Since we’re on the subject of food, there is no need to tip at a restaurant (or anywhere for that matter) because they have an actual salary and don’t get paid in peanuts. Also, you can sit and enjoy your meal for hours. The servers will not bother you and will not bring the bill unless you specifically ask for it. And when you do ask for it because it’s been six hours and you have things to do, you know, like go to bed, they will respond by saying, “Are you sure? There is no rush.”
As someone who is always rushing, it was a little off-putting at first. But by the end of the week, I realized this was something I want to do for the rest of my life. I enter a state of calm when I even think about it.
Drugs are legal as long as you are carrying 5 grams or less. The smell of marijuana was everywhere. I believe I got a contact high from it. And guess what else? There is no Heroin epidemic over there. Let that sink in.
The Sistine Chapel is a glorious site to behold. As long as you have the patience to get to it, that is. You have to walk through a maze-like museum first. We felt like beef cattle on the way to a slaughter. It was terrifying. The ten thousand signs on the way let us know we were on the right track. And once we entered the Chapel, I didn’t realize it. “Why are all those people standing in the middle of that floor looking up?” Oh. Right. Michelangelo.
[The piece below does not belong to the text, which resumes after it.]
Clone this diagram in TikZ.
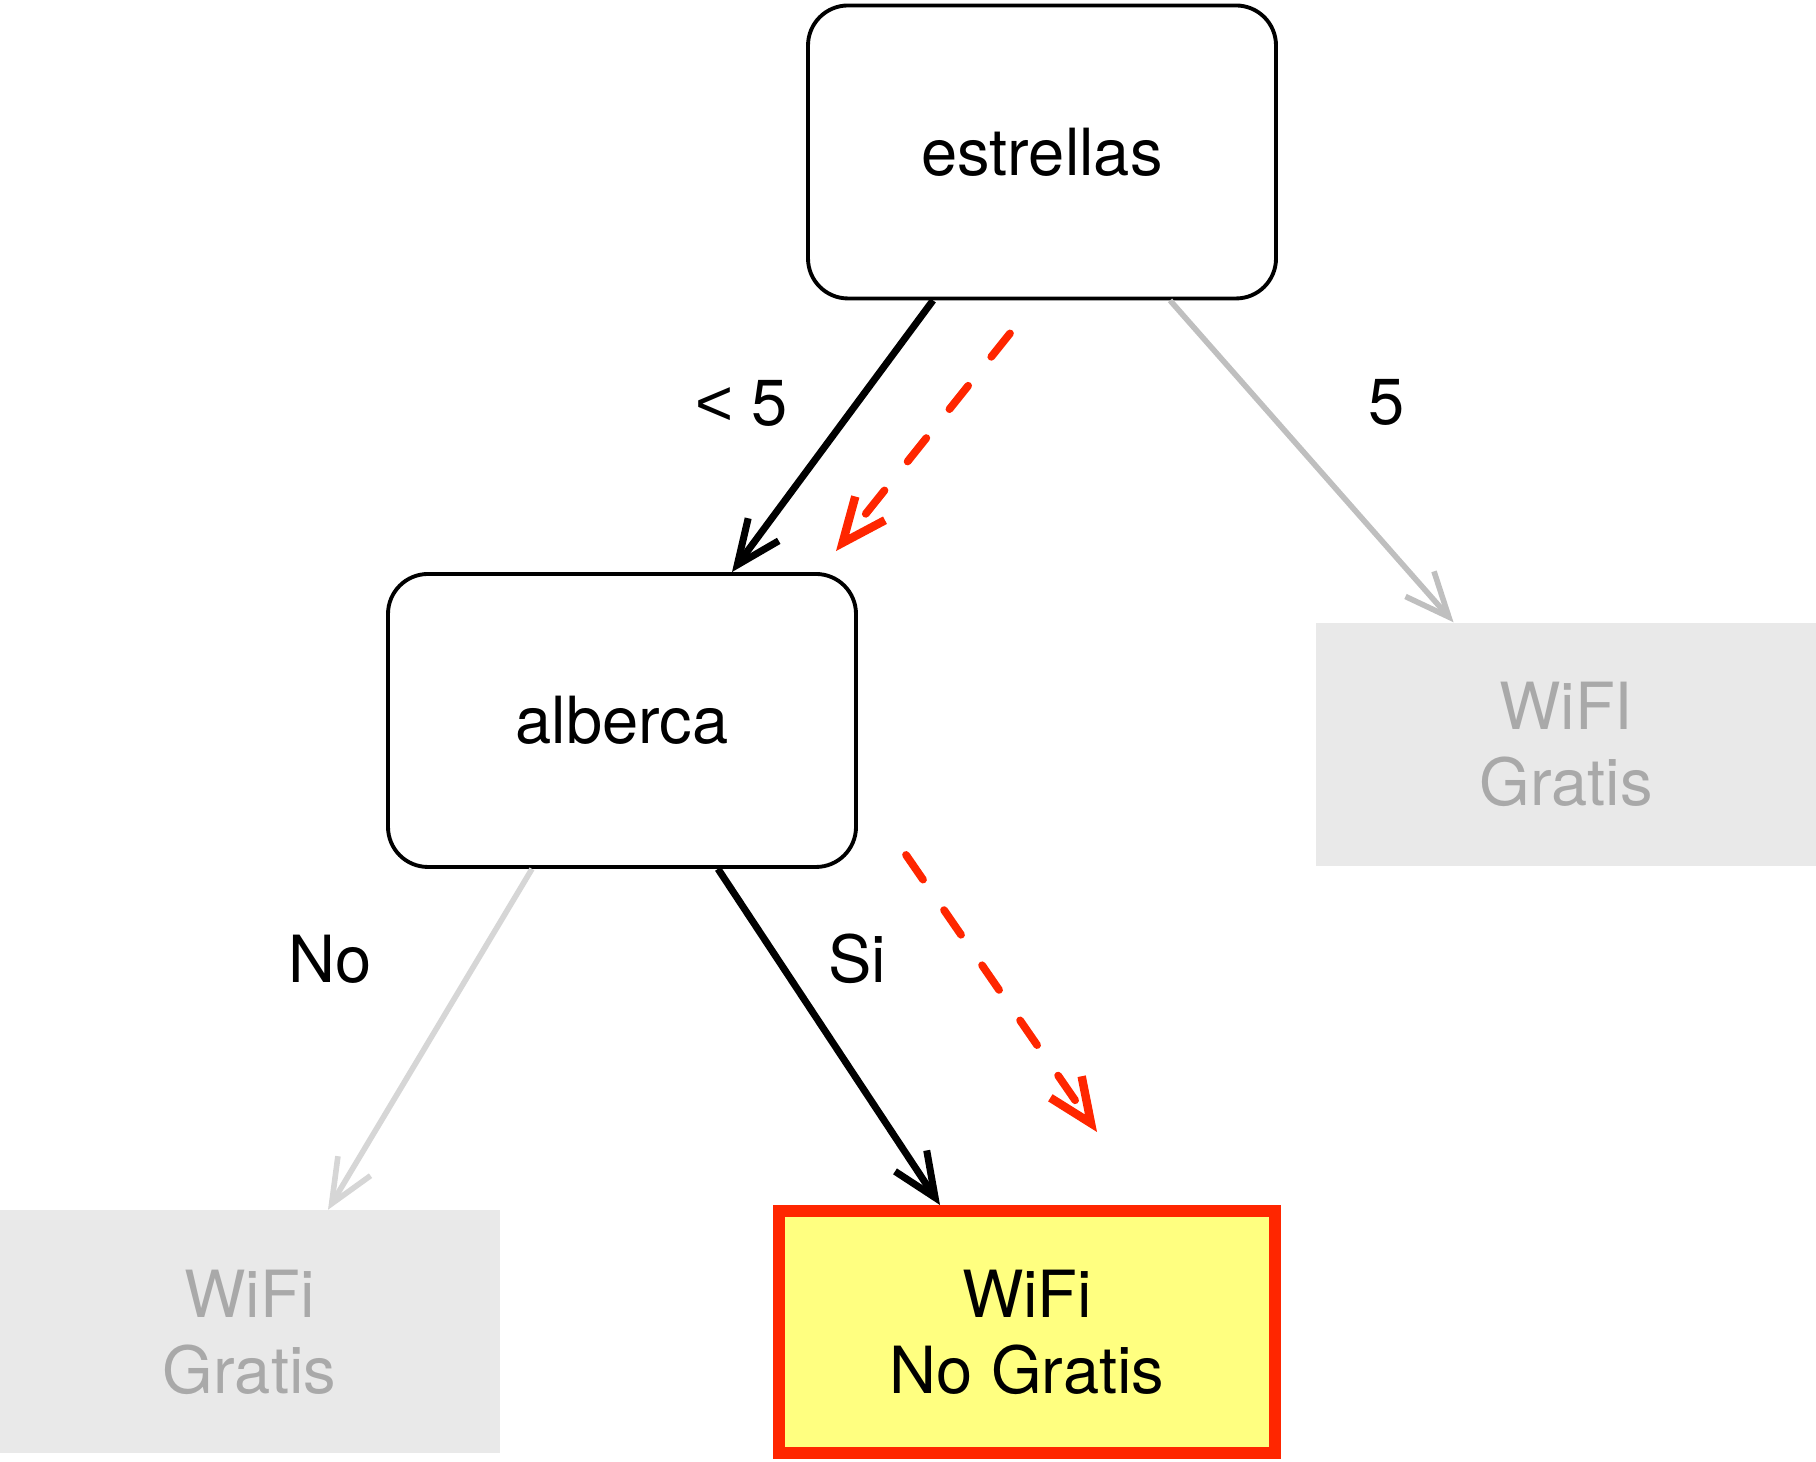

Even the McDonald’s was breathtaking. And instead of a plastic three inch princess, you get a beach towel. That actually absorbs water. Amazing. The plastic princess doesn’t do that.
I discovered I like port wine a little more than I thought. Not enough to partake in it on a regular basis, but enough to sit through a tasting. The “children” in our party — don’t worry, these children are both of legal drinking age — did not appreciate it. Youth is wasted on the young.
And the piece de resistance? The afternoon “siesta.” Or in Italy, a riposo. Businesses (apart from the touristy areas) shut down. Like, close and lock the doors, for up to two and a half hours, every single afternoon. This is called self-care. And we should take a page from their book.
In a nutshell, we all need to drink wine in the streets, take two hour naps daily, eat healthy foods, and slow down. I know I would be a better person for it. Wouldn’t you?